INSTRUCTION = Go through each line of the records below and count those with the word "seaborn". Give only the count.

EXCERPTED RECORDS =
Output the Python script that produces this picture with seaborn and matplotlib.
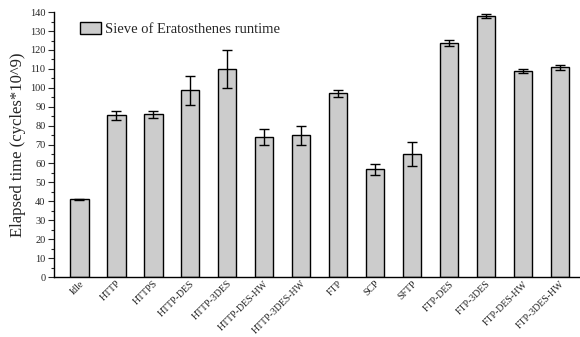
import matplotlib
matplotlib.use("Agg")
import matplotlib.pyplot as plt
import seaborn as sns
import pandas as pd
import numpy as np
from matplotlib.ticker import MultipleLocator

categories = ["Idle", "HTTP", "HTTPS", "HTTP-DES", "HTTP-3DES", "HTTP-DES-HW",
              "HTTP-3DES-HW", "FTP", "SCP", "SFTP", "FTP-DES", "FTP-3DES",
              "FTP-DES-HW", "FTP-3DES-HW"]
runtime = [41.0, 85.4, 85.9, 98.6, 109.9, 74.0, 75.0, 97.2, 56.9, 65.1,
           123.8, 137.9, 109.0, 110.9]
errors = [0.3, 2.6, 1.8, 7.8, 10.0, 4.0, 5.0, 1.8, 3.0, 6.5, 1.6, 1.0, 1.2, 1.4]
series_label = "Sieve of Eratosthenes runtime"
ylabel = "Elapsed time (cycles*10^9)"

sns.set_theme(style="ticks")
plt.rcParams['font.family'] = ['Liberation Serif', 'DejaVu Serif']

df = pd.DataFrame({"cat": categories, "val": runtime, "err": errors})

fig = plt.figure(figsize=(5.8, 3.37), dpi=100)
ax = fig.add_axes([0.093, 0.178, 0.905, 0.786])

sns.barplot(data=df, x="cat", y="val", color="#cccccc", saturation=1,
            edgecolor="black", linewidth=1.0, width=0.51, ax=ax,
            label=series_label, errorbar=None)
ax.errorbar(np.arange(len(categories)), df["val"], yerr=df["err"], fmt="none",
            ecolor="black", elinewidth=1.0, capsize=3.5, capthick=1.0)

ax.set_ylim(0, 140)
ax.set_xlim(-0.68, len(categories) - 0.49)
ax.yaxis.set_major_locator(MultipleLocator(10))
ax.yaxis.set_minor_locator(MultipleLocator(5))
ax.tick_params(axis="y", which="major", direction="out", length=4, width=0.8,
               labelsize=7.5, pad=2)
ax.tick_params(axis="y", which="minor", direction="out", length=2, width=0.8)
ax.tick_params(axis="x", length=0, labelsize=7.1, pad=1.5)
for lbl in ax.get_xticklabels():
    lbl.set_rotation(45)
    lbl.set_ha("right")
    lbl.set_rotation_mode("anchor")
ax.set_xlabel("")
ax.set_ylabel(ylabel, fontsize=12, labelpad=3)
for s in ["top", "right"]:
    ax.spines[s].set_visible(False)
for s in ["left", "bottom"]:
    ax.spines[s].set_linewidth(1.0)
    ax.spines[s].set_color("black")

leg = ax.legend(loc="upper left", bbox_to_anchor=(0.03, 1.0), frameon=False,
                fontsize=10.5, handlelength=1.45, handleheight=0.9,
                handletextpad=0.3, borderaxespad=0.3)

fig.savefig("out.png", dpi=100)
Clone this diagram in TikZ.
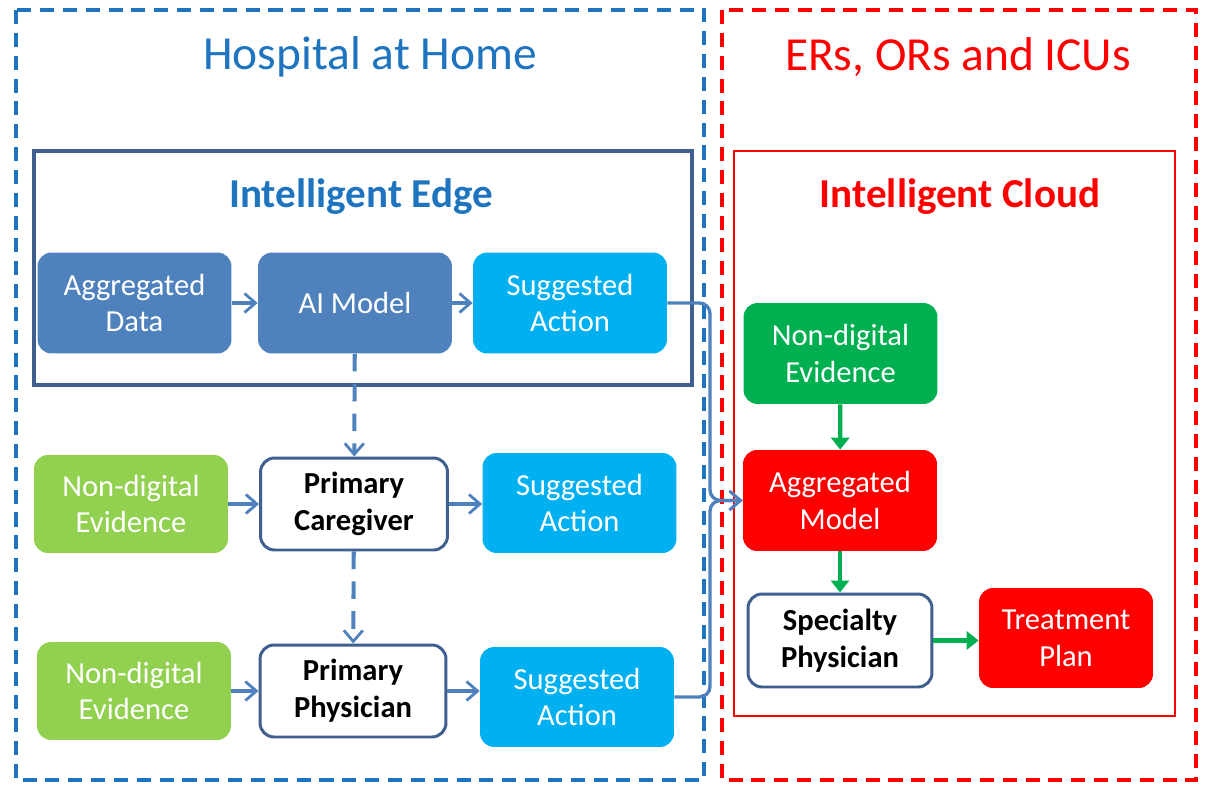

TASK RESPONSE = 2